The weather here is perfectly abominable for July, so terribly cold and blustery, actually too cold for work out of doors. If this is Holland weather, I am sorry for the Hollanders. I have a very pleasant room in the garret. It looks out on a great field, and every afternoon at four the maids come and milk the cows. They milk a cow even in an original way. They proceed first to tie the cow, hind legs and tail together. Then they seat themselves on the most peculiar stool you ever saw. It looks like a very delicate toadstool.  At the gate of the field is a cart drawn by dogs, with great bright brass milk cans.  After each pale full they strain it right into the cans.

We have had some very interesting times here.
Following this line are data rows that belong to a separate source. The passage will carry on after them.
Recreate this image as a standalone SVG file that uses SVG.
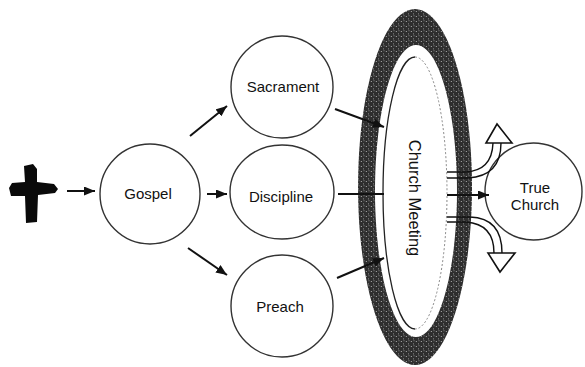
<svg xmlns="http://www.w3.org/2000/svg" width="585" height="367" viewBox="0 0 585 367">
<style>
.node{fill:#fff;stroke:#333;stroke-width:1.4}
.lbl{font-family:"Liberation Sans",Arial,sans-serif;font-size:15px;fill:#111;text-anchor:middle}
.conn{stroke:#111;stroke-width:2;fill:none}
.dbl{stroke:#111;stroke-width:1.4;fill:none}
.hollow{fill:#fff;stroke:#111;stroke-width:1.6;stroke-linejoin:miter}
</style>
<defs>
<marker id="ah" markerUnits="userSpaceOnUse" markerWidth="11" markerHeight="9" refX="11" refY="4.5" orient="auto">
<path d="M0,0 L11,4.5 L0,9 Z" fill="#111"/>
</marker>
<pattern id="spk" width="5" height="5" patternUnits="userSpaceOnUse">
<rect width="5" height="5" fill="#2e2e2e"/>
<rect x="0.8" y="1" width="1.2" height="1" fill="#9a9a9a"/>
<rect x="3" y="3.2" width="1" height="1.3" fill="#7a7a7a"/>
<rect x="3.6" y="0.4" width="0.8" height="0.8" fill="#bbb"/>
</pattern>
</defs>
<rect width="585" height="367" fill="#fff"/>

<g id="cross">
<path d="M24,166 L33,164 L37,169 L37,182 L54,184 L58,189 L55,193 L38,195 L37,222 L26,223 L25,196 L11,196 L9,188 L12,183 L25,182 Z" fill="#0a0a0a"/>
</g>

<g id="gospel">
<circle class="node" cx="150" cy="194" r="50"/>
<text class="lbl" x="148" y="199">Gospel</text>
</g>

<g id="sacrament">
<circle class="node" cx="282" cy="87" r="51"/>
<text class="lbl" x="283" y="92">Sacrament</text>
</g>

<g id="discipline">
<ellipse class="node" cx="282" cy="192" rx="52" ry="47"/>
<text class="lbl" x="281" y="202">Discipline</text>
</g>

<g id="preach">
<circle class="node" cx="282" cy="306" r="51"/>
<text class="lbl" x="280" y="312">Preach</text>
</g>

<g id="church-meeting">
<path d="M415,9 A57,178 0 1 0 415.01,9 Z M416,45 A41,146 0 1 1 415.99,45 Z" fill="url(#spk)" fill-rule="evenodd"/>
<path d="M415,57 A32,136 0 0 0 415,329" fill="none" stroke="#222" stroke-width="1.3"/>
<path d="M415,57 A32,136 0 0 1 415,329" fill="none" stroke="#888" stroke-width="1" stroke-dasharray="2,2"/>
<text class="lbl" transform="translate(415,198) rotate(90)" dominant-baseline="central" style="font-size:16.5px">Church Meeting</text>
</g>

<g id="true-church">
<circle class="node" cx="533.5" cy="191.5" r="48.5"/>
<text class="lbl" x="535" y="193">True</text>
<text class="lbl" x="535" y="210">Church</text>
</g>

<g id="connectors">
<line class="conn" x1="67" y1="191" x2="95" y2="191" marker-end="url(#ah)"/>
<line class="conn" x1="190" y1="136" x2="227" y2="106" marker-end="url(#ah)"/>
<line class="conn" x1="207" y1="194" x2="227" y2="194" marker-end="url(#ah)"/>
<line class="conn" x1="188" y1="248" x2="227" y2="275" marker-end="url(#ah)"/>
<line class="conn" x1="335" y1="109" x2="384" y2="127" marker-end="url(#ah)"/>
<line class="conn" x1="338" y1="194" x2="384" y2="194"/>
<line class="conn" x1="337" y1="278" x2="384" y2="258" marker-end="url(#ah)"/>
<line class="conn" x1="447" y1="195" x2="489" y2="195" marker-end="url(#ah)"/>
<path class="dbl" d="M447,172 L465,172 Q492,171 493,143"/>
<path class="dbl" d="M447,178 L468,178 Q501,176 501,143"/>
<polygon class="hollow" points="486,143 512,143 497,124"/>
<path class="dbl" d="M447,217 L470,217 Q502,218 502,253"/>
<path class="dbl" d="M447,222 L466,222 Q494,224 494,253"/>
<polygon class="hollow" points="488,253 515,253 500,272"/>
</g>
</svg>
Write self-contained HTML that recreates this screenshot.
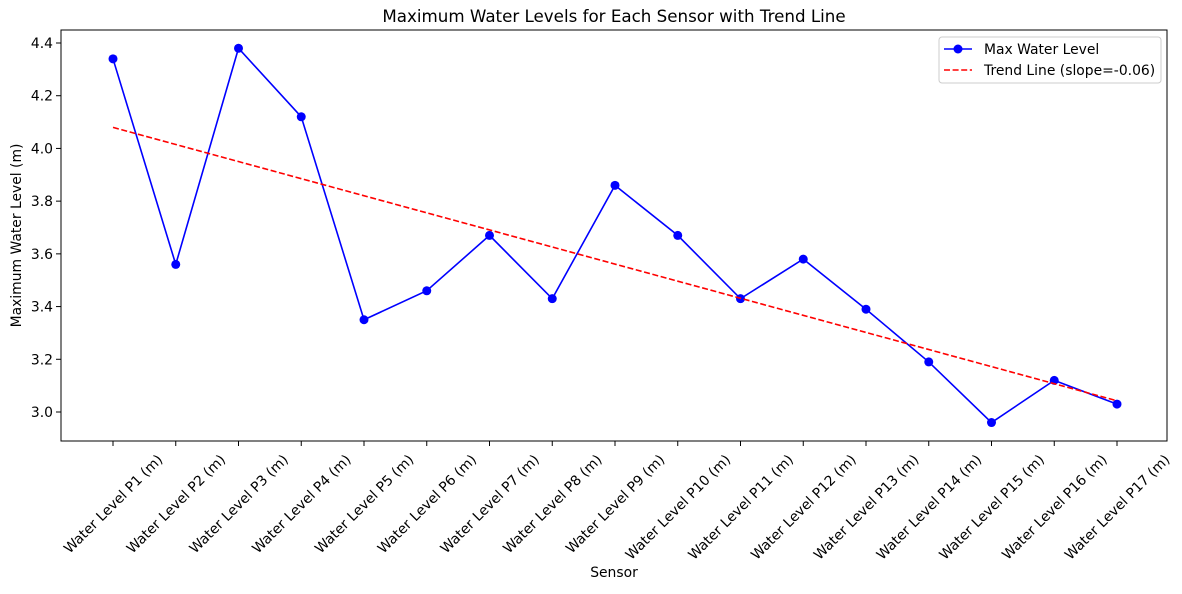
<!DOCTYPE html>
<html><head><meta charset="utf-8"><style>
body{margin:0;background:#fff;font-family:"DejaVu Sans",sans-serif}
svg text{font-family:"DejaVu Sans",sans-serif;fill:#000}
</style></head><body>
<svg id="c" width="1182" height="590" xmlns="http://www.w3.org/2000/svg"></svg>
<script>
const categories=["Water Level P1 (m)","Water Level P2 (m)","Water Level P3 (m)","Water Level P4 (m)","Water Level P5 (m)","Water Level P6 (m)","Water Level P7 (m)","Water Level P8 (m)","Water Level P9 (m)","Water Level P10 (m)","Water Level P11 (m)","Water Level P12 (m)","Water Level P13 (m)","Water Level P14 (m)","Water Level P15 (m)","Water Level P16 (m)","Water Level P17 (m)"];
const maxLevels=[4.34,3.56,4.38,4.12,3.35,3.46,3.67,3.43,3.86,3.67,3.43,3.58,3.39,3.19,2.96,3.12,3.03];
const yTicks=[3.0,3.2,3.4,3.6,3.8,4.0,4.2,4.4];
const svg=document.getElementById('c');const NS='http://www.w3.org/2000/svg';
function mk(t,a,p){const e=document.createElementNS(NS,t);for(const k in a)e.setAttribute(k,a[k]);(p||svg).appendChild(e);return e;}
const L=61,R=1167,T=30,B=441,FS=13.9;
const x=i=>113+i*(1117-113)/16;
const y=v=>412-(v-3.0)*(412-43)/1.4;
const n=maxLevels.length;let mx=0,my=0;maxLevels.forEach((v,i)=>{mx+=i;my+=v});mx/=n;my/=n;
let sxy=0,sxx=0;maxLevels.forEach((v,i)=>{sxy+=(i-mx)*(v-my);sxx+=(i-mx)*(i-mx)});
const slope=sxy/sxx,icpt=my-slope*mx;
let e;
e=mk('text',{x:614,y:22,'text-anchor':'middle','font-size':16.7});e.textContent='Maximum Water Levels for Each Sensor with Trend Line';

yTicks.forEach(v=>{mk('line',{x1:L-5,x2:L,y1:y(v),y2:y(v),stroke:'#000'});
 const t=mk('text',{x:L-8,y:y(v)+5,'text-anchor':'end','font-size':FS});t.textContent=v.toFixed(1);
 });
categories.forEach((c,i)=>{mk('line',{x1:x(i),x2:x(i),y1:B,y2:B+5,stroke:'#000'});
 const t=mk('text',{x:0,y:5,'text-anchor':'middle','font-size':FS});t.textContent=c;
 
 const len=t.getComputedTextLength();const h=(len+FS)*0.7071;
 t.setAttribute('transform',`translate(${x(i)},${B+11+h/2}) rotate(-45)`);});
e=mk('text',{x:614,y:577,'text-anchor':'middle','font-size':FS});e.textContent='Sensor';

e=mk('text',{x:0,y:0,'text-anchor':'middle','font-size':FS,transform:`translate(21,${(T+B)/2}) rotate(-90)`});e.textContent='Maximum Water Level (m)';

e=mk('polyline',{points:maxLevels.map((v,i)=>x(i)+','+y(v)).join(' '),fill:'none',stroke:'#0000ff','stroke-width':1.6});

maxLevels.forEach((v,i)=>{const p=mk('circle',{cx:x(i),cy:y(v),r:4.5,fill:'#0000ff'});
 });
e=mk('line',{x1:x(0),y1:y(icpt),x2:x(n-1),y2:y(icpt+slope*(n-1)),stroke:'#ff0000','stroke-width':1.6,'stroke-dasharray':'6,2.6'});

e=mk('rect',{x:L,y:T,width:R-L,height:B-T,fill:'none',stroke:'#000','stroke-width':1});

const g=mk('g',{});
mk('rect',{x:939,y:37,width:222,height:46,rx:3,fill:'#fff',stroke:'#ccc'},g);
mk('line',{x1:944,x2:972,y1:49,y2:49,stroke:'#0000ff','stroke-width':1.6},g);
mk('circle',{cx:958,cy:49,r:4.5,fill:'#0000ff'},g);
e=mk('text',{x:984,y:54,'font-size':FS},g);e.textContent='Max Water Level';

mk('line',{x1:944,x2:972,y1:70,y2:70,stroke:'#ff0000','stroke-width':1.6,'stroke-dasharray':'6,2.6'},g);
e=mk('text',{x:984,y:75,'font-size':FS},g);e.textContent='Trend Line (slope='+slope.toFixed(2)+')';

</script>
</body></html>
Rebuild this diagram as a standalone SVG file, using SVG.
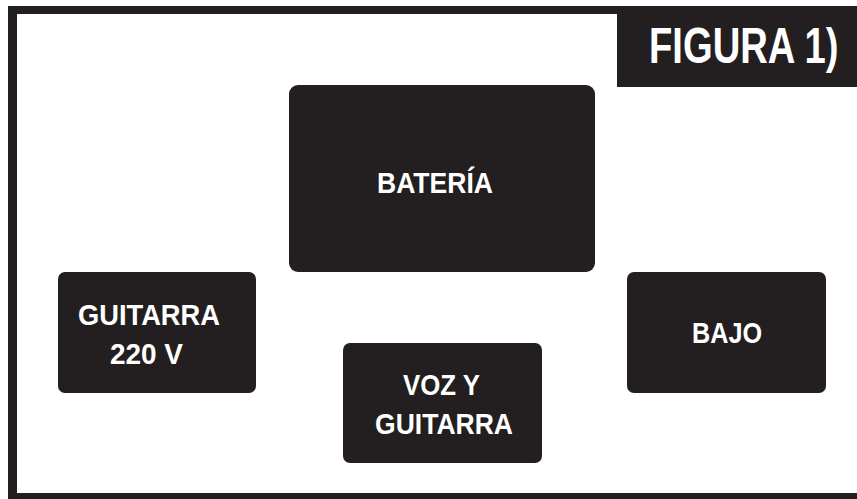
<svg xmlns="http://www.w3.org/2000/svg" width="857" height="499" viewBox="0 0 857 499">
<style>
.box{fill:#231f20;}
.lbl{fill:#ffffff;font-family:"Liberation Sans",Arial,sans-serif;font-weight:bold;font-size:30px;}
.title{fill:#ffffff;font-family:"Liberation Sans",Arial,sans-serif;font-weight:bold;font-size:50px;}
</style>
<rect x="0" y="0" width="857" height="499" fill="#ffffff"/>
<g id="frame">
<rect x="8" y="6" width="849" height="8" class="box"/>
<rect x="8" y="6" width="9" height="493" class="box"/>
<rect x="8" y="493" width="849" height="6" class="box"/>
</g>
<g id="title">
<rect x="617" y="6" width="240" height="81" class="box"/>
<text class="title" transform="translate(649,63) scale(0.764,1)" x="0" y="0">FIGURA 1)</text>
</g>
<g id="connectors"></g>
<g id="bateria">
<rect x="289" y="85" width="306" height="187" rx="9" class="box"/>
<text class="lbl" x="377" y="193" textLength="116" lengthAdjust="spacingAndGlyphs">BATERÍA</text>
</g>
<g id="guitarra220">
<rect x="58" y="272" width="198" height="121" rx="7" class="box"/>
<text class="lbl" x="78" y="325" textLength="142" lengthAdjust="spacingAndGlyphs">GUITARRA</text>
<text class="lbl" x="110" y="364" textLength="73" lengthAdjust="spacingAndGlyphs">220 V</text>
</g>
<g id="vozguitarra">
<rect x="343" y="343" width="199" height="120" rx="7" class="box"/>
<text class="lbl" x="403" y="395" textLength="77" lengthAdjust="spacingAndGlyphs">VOZ Y</text>
<text class="lbl" x="375" y="434" textLength="138" lengthAdjust="spacingAndGlyphs">GUITARRA</text>
</g>
<g id="bajo">
<rect x="627" y="272" width="199" height="121" rx="7" class="box"/>
<text class="lbl" x="692" y="343" textLength="70" lengthAdjust="spacingAndGlyphs">BAJO</text>
</g>
</svg>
Last week we were all invited to come to Frau Nooslander’s mother’s to drink the health of the “oude tonte” (old aunt), her mother’s aunt, on her 88th birthday. She is a spry old lady yet, and darns all the family’s stockings, no small work here, where it is considered a mortal sin to enter a house with wooden shoes on, so that everyone goes around in stocking feet in the house. We each brought the old lady a little present and then drank her health in “avocat”, a favorite drink that nearly kills me. It is raw egg beaten up with brandy. Then we sang. It was very nice. Sometimes it gets to be a great bore, as today. We are momentarily expecting three lumping dutchmen who are coming to sing for our benefit. We do not look forward to it with any great pleasure. Here they are now in a carriage! I meant to spy them out as they approached and skip off for a walk. It is like the Cervantes’ visit to us. We have to grin a great deal and talk very little owing to the very small amount of Holland that we know. I can understand now very well, but cannot speak but a little. I really enjoy it here very much, but it is the quietest little place under the sun.
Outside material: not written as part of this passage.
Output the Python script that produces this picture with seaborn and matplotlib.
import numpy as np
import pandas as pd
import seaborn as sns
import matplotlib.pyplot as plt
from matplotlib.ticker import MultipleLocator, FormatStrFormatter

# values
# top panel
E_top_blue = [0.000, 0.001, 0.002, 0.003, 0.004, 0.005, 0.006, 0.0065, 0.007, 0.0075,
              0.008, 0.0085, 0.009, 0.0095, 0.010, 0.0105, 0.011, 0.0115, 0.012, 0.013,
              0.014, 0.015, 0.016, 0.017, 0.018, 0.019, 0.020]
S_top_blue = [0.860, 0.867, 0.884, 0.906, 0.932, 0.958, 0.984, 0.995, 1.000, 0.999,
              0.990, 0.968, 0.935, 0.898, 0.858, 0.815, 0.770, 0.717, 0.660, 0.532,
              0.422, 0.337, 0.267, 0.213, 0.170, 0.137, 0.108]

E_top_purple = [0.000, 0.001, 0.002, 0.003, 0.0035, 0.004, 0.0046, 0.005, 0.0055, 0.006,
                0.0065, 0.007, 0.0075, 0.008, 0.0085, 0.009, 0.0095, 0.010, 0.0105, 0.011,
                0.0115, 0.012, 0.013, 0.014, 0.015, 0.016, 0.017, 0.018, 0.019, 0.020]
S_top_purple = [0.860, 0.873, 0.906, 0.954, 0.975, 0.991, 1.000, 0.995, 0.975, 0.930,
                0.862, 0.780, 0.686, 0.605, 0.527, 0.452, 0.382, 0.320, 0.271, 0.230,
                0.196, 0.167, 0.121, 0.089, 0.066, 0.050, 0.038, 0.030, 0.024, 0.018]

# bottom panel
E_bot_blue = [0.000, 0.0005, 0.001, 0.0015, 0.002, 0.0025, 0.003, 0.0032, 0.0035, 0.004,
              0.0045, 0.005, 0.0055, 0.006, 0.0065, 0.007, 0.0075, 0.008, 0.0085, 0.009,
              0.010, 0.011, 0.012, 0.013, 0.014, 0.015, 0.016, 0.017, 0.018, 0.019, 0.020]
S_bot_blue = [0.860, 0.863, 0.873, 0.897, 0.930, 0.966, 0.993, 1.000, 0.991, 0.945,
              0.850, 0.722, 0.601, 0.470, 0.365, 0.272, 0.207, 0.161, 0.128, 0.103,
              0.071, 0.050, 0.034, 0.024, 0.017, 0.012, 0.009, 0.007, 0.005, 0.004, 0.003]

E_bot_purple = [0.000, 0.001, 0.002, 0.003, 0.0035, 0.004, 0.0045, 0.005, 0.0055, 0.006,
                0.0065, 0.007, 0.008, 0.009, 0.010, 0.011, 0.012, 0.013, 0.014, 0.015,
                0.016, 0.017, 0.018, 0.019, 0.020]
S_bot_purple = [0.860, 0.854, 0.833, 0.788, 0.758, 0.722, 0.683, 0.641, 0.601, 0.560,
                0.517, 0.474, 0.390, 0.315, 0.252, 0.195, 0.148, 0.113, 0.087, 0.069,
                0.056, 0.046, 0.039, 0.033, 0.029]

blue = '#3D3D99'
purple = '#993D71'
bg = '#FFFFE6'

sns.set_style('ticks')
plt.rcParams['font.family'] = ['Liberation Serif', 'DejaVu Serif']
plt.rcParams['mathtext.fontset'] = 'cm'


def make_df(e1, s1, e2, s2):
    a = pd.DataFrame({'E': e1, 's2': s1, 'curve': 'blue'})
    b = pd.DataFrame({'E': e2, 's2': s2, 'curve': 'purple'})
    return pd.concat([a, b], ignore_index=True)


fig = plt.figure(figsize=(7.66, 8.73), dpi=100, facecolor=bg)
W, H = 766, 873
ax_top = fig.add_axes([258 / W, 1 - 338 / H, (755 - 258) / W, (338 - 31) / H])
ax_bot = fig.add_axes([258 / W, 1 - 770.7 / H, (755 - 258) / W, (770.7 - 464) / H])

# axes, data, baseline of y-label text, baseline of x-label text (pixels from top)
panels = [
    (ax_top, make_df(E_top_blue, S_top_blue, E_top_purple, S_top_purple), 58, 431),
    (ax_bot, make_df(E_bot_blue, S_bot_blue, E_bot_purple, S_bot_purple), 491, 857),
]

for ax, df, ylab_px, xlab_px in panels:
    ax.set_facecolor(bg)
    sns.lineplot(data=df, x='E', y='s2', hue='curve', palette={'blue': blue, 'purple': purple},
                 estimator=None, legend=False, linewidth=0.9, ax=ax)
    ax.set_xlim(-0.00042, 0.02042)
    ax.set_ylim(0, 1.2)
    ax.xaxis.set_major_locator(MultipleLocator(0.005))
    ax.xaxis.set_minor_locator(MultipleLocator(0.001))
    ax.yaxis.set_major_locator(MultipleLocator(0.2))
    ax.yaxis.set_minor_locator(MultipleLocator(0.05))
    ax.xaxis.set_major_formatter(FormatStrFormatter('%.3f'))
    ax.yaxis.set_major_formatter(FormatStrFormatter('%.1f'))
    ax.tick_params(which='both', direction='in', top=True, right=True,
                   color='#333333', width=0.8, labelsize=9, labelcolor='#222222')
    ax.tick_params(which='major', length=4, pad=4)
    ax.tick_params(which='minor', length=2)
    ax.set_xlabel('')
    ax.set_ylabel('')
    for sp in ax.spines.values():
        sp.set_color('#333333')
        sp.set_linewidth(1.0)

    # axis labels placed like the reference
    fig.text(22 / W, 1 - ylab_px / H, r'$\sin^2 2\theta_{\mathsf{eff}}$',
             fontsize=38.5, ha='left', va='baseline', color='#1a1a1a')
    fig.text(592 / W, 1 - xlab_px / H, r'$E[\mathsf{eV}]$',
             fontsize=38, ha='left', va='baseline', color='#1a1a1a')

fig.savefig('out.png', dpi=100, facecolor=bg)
Now for Momma’s benefit ‑‑ I have received all the money you have sent, the $3.00 for the dress and the little sums, too. I have to send my draft to England through a Rotterdam money changer. These Dutch are so afraid of losing a cent that they told me at the bank that they never gave money on drafts to strangers, even though they are identified ‑‑ isn’t it outrageous. Now I suppose I will have to go down and see these Dutchmen. It’s such a bother! And no doubt they will take the very roof off the house with their voices!

Later ‑­ They did not sing so very badly, but they smoke so much, after a little while the air becomes thick enough to cut with a knife. We had tea and hot coffee, and now, I am glad to say, they are gone. Sunday is a do‑nothing day here. We cannot go to church, for we cannot understand the Holland, so we stay at home and write letters and read and walk. I received our country (presumably a book) and am going to read it very soon. Then I hope to astonish these “Furriners”, (19th century slang for foreigners). But now I must stop writing for supper will be ready.